§ Task requirements: The data below should be restated word for word, with every picture omitted.

§ Information provided:
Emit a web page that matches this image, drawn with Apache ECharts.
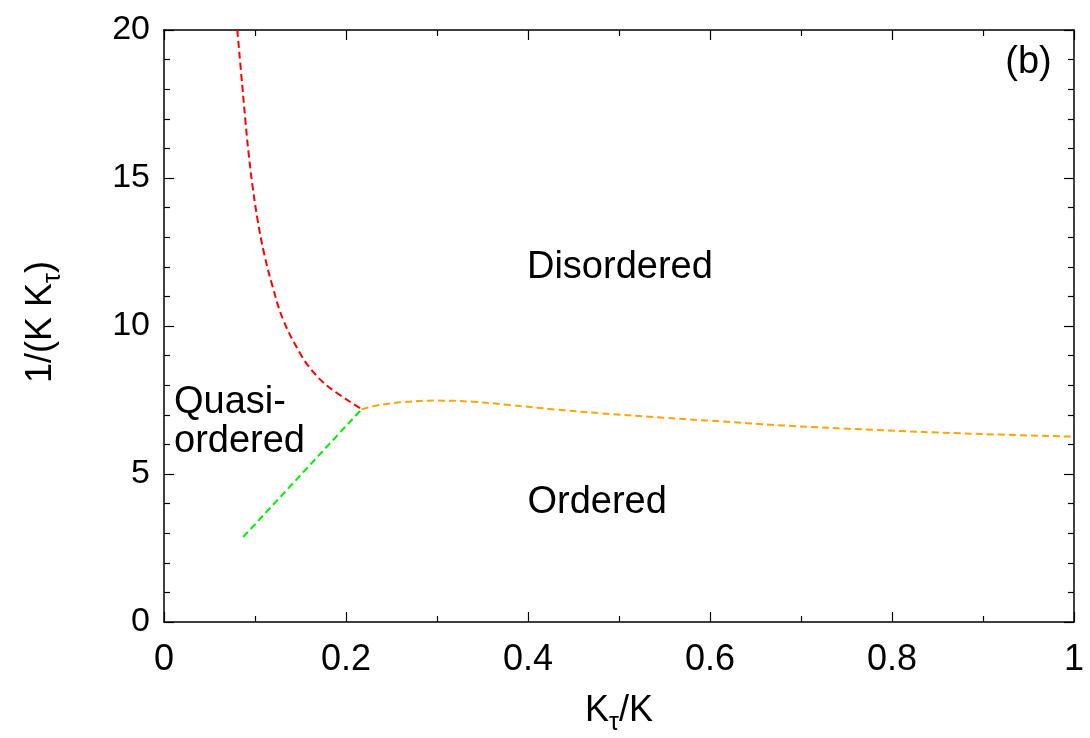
<!DOCTYPE html>
<html>
<head>
<meta charset="utf-8">
<script src="https://cdn.jsdelivr.net/npm/echarts@6/dist/echarts.min.js"></script>
<style>
  html, body { margin: 0; padding: 0; background: #fff; }
  #chart { width: 1090px; height: 738px; }
</style>
</head>
<body>
<div id="chart"></div>
<script>
// phase boundaries [Kτ/K, 1/(K Kτ)]
const redLine = [
  [0.0806, 20.0], [0.0861, 18.08], [0.0894, 16.96], [0.0930, 15.83],
  [0.0974, 14.71], [0.1029, 13.58], [0.110, 12.45], [0.1194, 11.33],
  [0.1311, 10.20], [0.1495, 9.08], [0.1623, 8.51], [0.1806, 7.95],
  [0.2172, 7.19]
];
const greenLine = [[0.087, 2.87], [0.2172, 7.19]];
const orangeLine = [
  [0.2172, 7.19], [0.235, 7.32], [0.26, 7.42], [0.30, 7.48], [0.34, 7.44],
  [0.38, 7.33], [0.43, 7.18], [0.48, 7.05], [0.55, 6.90], [0.60, 6.80],
  [0.68, 6.64], [0.78, 6.49], [0.88, 6.37], [1.0, 6.26]
];
// region labels  [x, y, text, align]
const annotations = [
  [0.501, 11.96, 'Disordered', 'center'],
  [0.476, 4.02, 'Ordered', 'center'],
  [0.011, 6.77, 'Quasi-\nordered', 'left'],
  [0.95, 18.9, '(b)', 'center']
];
const xTicks = { min: 0, max: 1, interval: 0.2 };
const yTicks = { min: 0, max: 20, interval: 5 };
const xTitle = '{big|K}{sub|τ}{big|/K}';
const yTitle = '{big|1/(K K}{sub|τ}{big|)}';

const font = 'Liberation Sans, Arial, Helvetica, sans-serif';
const chart = echarts.init(document.getElementById('chart'));

function dashed(color) {
  return { color: color, width: 2, type: [7, 4] };
}

const axisLine = { show: true, onZero: false, lineStyle: { color: '#000', width: 1.5 } };
const tick = { inside: true, length: 10, lineStyle: { color: '#000', width: 1.2 } };
const minor = n => ({ show: true, splitNumber: n, length: 6, lineStyle: { color: '#000', width: 1.2 } });

// axis titles with a subscript tau (rich text in the axis name came out too small)
const titleRich = {
  big: { fontSize: 36, fontFamily: font, color: '#000', lineHeight: 44 },
  sub: { fontSize: 25, fontFamily: font, color: '#000', lineHeight: 44, padding: [24, 0, 0, 0] }
};

const option = {
  animation: false,
  backgroundColor: '#fff',
  grid: { left: 164, right: 16, top: 30, bottom: 116 },
  xAxis: [
    {
      type: 'value', min: xTicks.min, max: xTicks.max, interval: xTicks.interval,
      position: 'bottom',
      axisLine: axisLine,
      axisTick: tick,
      minorTick: minor(2),
      splitLine: { show: false },
      axisLabel: {
        margin: 20, color: '#000', fontSize: 36, fontFamily: font,
        formatter: v => String(+v.toFixed(1))
      }
    },
    {
      type: 'value', min: xTicks.min, max: xTicks.max, interval: xTicks.interval,
      position: 'top',
      axisLine: axisLine,
      axisTick: tick,
      minorTick: minor(2),
      splitLine: { show: false },
      axisLabel: { show: false }
    }
  ],
  yAxis: [
    {
      type: 'value', min: yTicks.min, max: yTicks.max, interval: yTicks.interval,
      position: 'left',
      axisLine: axisLine,
      axisTick: tick,
      minorTick: minor(5),
      splitLine: { show: false },
      axisLabel: { margin: 14, color: '#000', fontSize: 34, fontFamily: font }
    },
    {
      type: 'value', min: yTicks.min, max: yTicks.max, interval: yTicks.interval,
      position: 'right',
      axisLine: axisLine,
      axisTick: tick,
      minorTick: minor(5),
      splitLine: { show: false },
      axisLabel: { show: false }
    }
  ],
  graphic: [
    {
      type: 'text', x: 619, y: 711,
      style: { text: xTitle, rich: titleRich, font: '36px ' + font, align: 'center', verticalAlign: 'middle' }
    },
    {
      type: 'text', x: 41, y: 322, rotation: Math.PI / 2,
      style: { text: yTitle, rich: titleRich, font: '36px ' + font, align: 'center', verticalAlign: 'middle' }
    }
  ],
  series: [
    {
      type: 'line', data: redLine, showSymbol: false, smooth: 0.4,
      lineStyle: dashed('#ff0000'), z: 3
    },
    {
      type: 'line', data: greenLine, showSymbol: false,
      lineStyle: dashed('#00ee00'), z: 3
    },
    {
      type: 'line', data: orangeLine, showSymbol: false, smooth: 0.4,
      lineStyle: dashed('#ffa500'), z: 3
    },
    {
      type: 'scatter', symbolSize: 0, silent: true,
      itemStyle: { opacity: 1 },
      data: annotations.map(a => ({
        value: [a[0], a[1]], name: a[2],
        label: { align: a[3], color: '#000' }
      })),
      label: {
        show: true, position: 'inside', color: '#000',
        fontSize: 38, fontFamily: font, lineHeight: 39,
        formatter: p => p.name
      }
    }
  ]
};

chart.setOption(option);
</script>
</body>
</html>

§ Completed task:
Emit a web page that matches this image, drawn with Apache ECharts.
<!DOCTYPE html>
<html>
<head>
<meta charset="utf-8">
<script src="https://cdn.jsdelivr.net/npm/echarts@6/dist/echarts.min.js"></script>
<style>
  html, body { margin: 0; padding: 0; background: #fff; }
  #chart { width: 1090px; height: 738px; }
</style>
</head>
<body>
<div id="chart"></div>
<script>
// phase boundaries [Kτ/K, 1/(K Kτ)]
const redLine = [
  [0.0806, 20.0], [0.0861, 18.08], [0.0894, 16.96], [0.0930, 15.83],
  [0.0974, 14.71], [0.1029, 13.58], [0.110, 12.45], [0.1194, 11.33],
  [0.1311, 10.20], [0.1495, 9.08], [0.1623, 8.51], [0.1806, 7.95],
  [0.2172, 7.19]
];
const greenLine = [[0.087, 2.87], [0.2172, 7.19]];
const orangeLine = [
  [0.2172, 7.19], [0.235, 7.32], [0.26, 7.42], [0.30, 7.48], [0.34, 7.44],
  [0.38, 7.33], [0.43, 7.18], [0.48, 7.05], [0.55, 6.90], [0.60, 6.80],
  [0.68, 6.64], [0.78, 6.49], [0.88, 6.37], [1.0, 6.26]
];
// region labels  [x, y, text, align]
const annotations = [
  [0.501, 11.96, 'Disordered', 'center'],
  [0.476, 4.02, 'Ordered', 'center'],
  [0.011, 6.77, 'Quasi-\nordered', 'left'],
  [0.95, 18.9, '(b)', 'center']
];
const xTicks = { min: 0, max: 1, interval: 0.2 };
const yTicks = { min: 0, max: 20, interval: 5 };
const xTitle = '{big|K}{sub|τ}{big|/K}';
const yTitle = '{big|1/(K K}{sub|τ}{big|)}';

const font = 'Liberation Sans, Arial, Helvetica, sans-serif';
const chart = echarts.init(document.getElementById('chart'));

function dashed(color) {
  return { color: color, width: 2, type: [7, 4] };
}

const axisLine = { show: true, onZero: false, lineStyle: { color: '#000', width: 1.5 } };
const tick = { inside: true, length: 10, lineStyle: { color: '#000', width: 1.2 } };
const minor = n => ({ show: true, splitNumber: n, length: 6, lineStyle: { color: '#000', width: 1.2 } });

// axis titles with a subscript tau (rich text in the axis name came out too small)
const titleRich = {
  big: { fontSize: 36, fontFamily: font, color: '#000', lineHeight: 44 },
  sub: { fontSize: 25, fontFamily: font, color: '#000', lineHeight: 44, padding: [24, 0, 0, 0] }
};

const option = {
  animation: false,
  backgroundColor: '#fff',
  grid: { left: 164, right: 16, top: 30, bottom: 116 },
  xAxis: [
    {
      type: 'value', min: xTicks.min, max: xTicks.max, interval: xTicks.interval,
      position: 'bottom',
      axisLine: axisLine,
      axisTick: tick,
      minorTick: minor(2),
      splitLine: { show: false },
      axisLabel: {
        margin: 20, color: '#000', fontSize: 36, fontFamily: font,
        formatter: v => String(+v.toFixed(1))
      }
    },
    {
      type: 'value', min: xTicks.min, max: xTicks.max, interval: xTicks.interval,
      position: 'top',
      axisLine: axisLine,
      axisTick: tick,
      minorTick: minor(2),
      splitLine: { show: false },
      axisLabel: { show: false }
    }
  ],
  yAxis: [
    {
      type: 'value', min: yTicks.min, max: yTicks.max, interval: yTicks.interval,
      position: 'left',
      axisLine: axisLine,
      axisTick: tick,
      minorTick: minor(5),
      splitLine: { show: false },
      axisLabel: { margin: 14, color: '#000', fontSize: 34, fontFamily: font }
    },
    {
      type: 'value', min: yTicks.min, max: yTicks.max, interval: yTicks.interval,
      position: 'right',
      axisLine: axisLine,
      axisTick: tick,
      minorTick: minor(5),
      splitLine: { show: false },
      axisLabel: { show: false }
    }
  ],
  graphic: [
    {
      type: 'text', x: 619, y: 711,
      style: { text: xTitle, rich: titleRich, font: '36px ' + font, align: 'center', verticalAlign: 'middle' }
    },
    {
      type: 'text', x: 41, y: 322, rotation: Math.PI / 2,
      style: { text: yTitle, rich: titleRich, font: '36px ' + font, align: 'center', verticalAlign: 'middle' }
    }
  ],
  series: [
    {
      type: 'line', data: redLine, showSymbol: false, smooth: 0.4,
      lineStyle: dashed('#ff0000'), z: 3
    },
    {
      type: 'line', data: greenLine, showSymbol: false,
      lineStyle: dashed('#00ee00'), z: 3
    },
    {
      type: 'line', data: orangeLine, showSymbol: false, smooth: 0.4,
      lineStyle: dashed('#ffa500'), z: 3
    },
    {
      type: 'scatter', symbolSize: 0, silent: true,
      itemStyle: { opacity: 1 },
      data: annotations.map(a => ({
        value: [a[0], a[1]], name: a[2],
        label: { align: a[3], color: '#000' }
      })),
      label: {
        show: true, position: 'inside', color: '#000',
        fontSize: 38, fontFamily: font, lineHeight: 39,
        formatter: p => p.name
      }
    }
  ]
};

chart.setOption(option);
</script>
</body>
</html>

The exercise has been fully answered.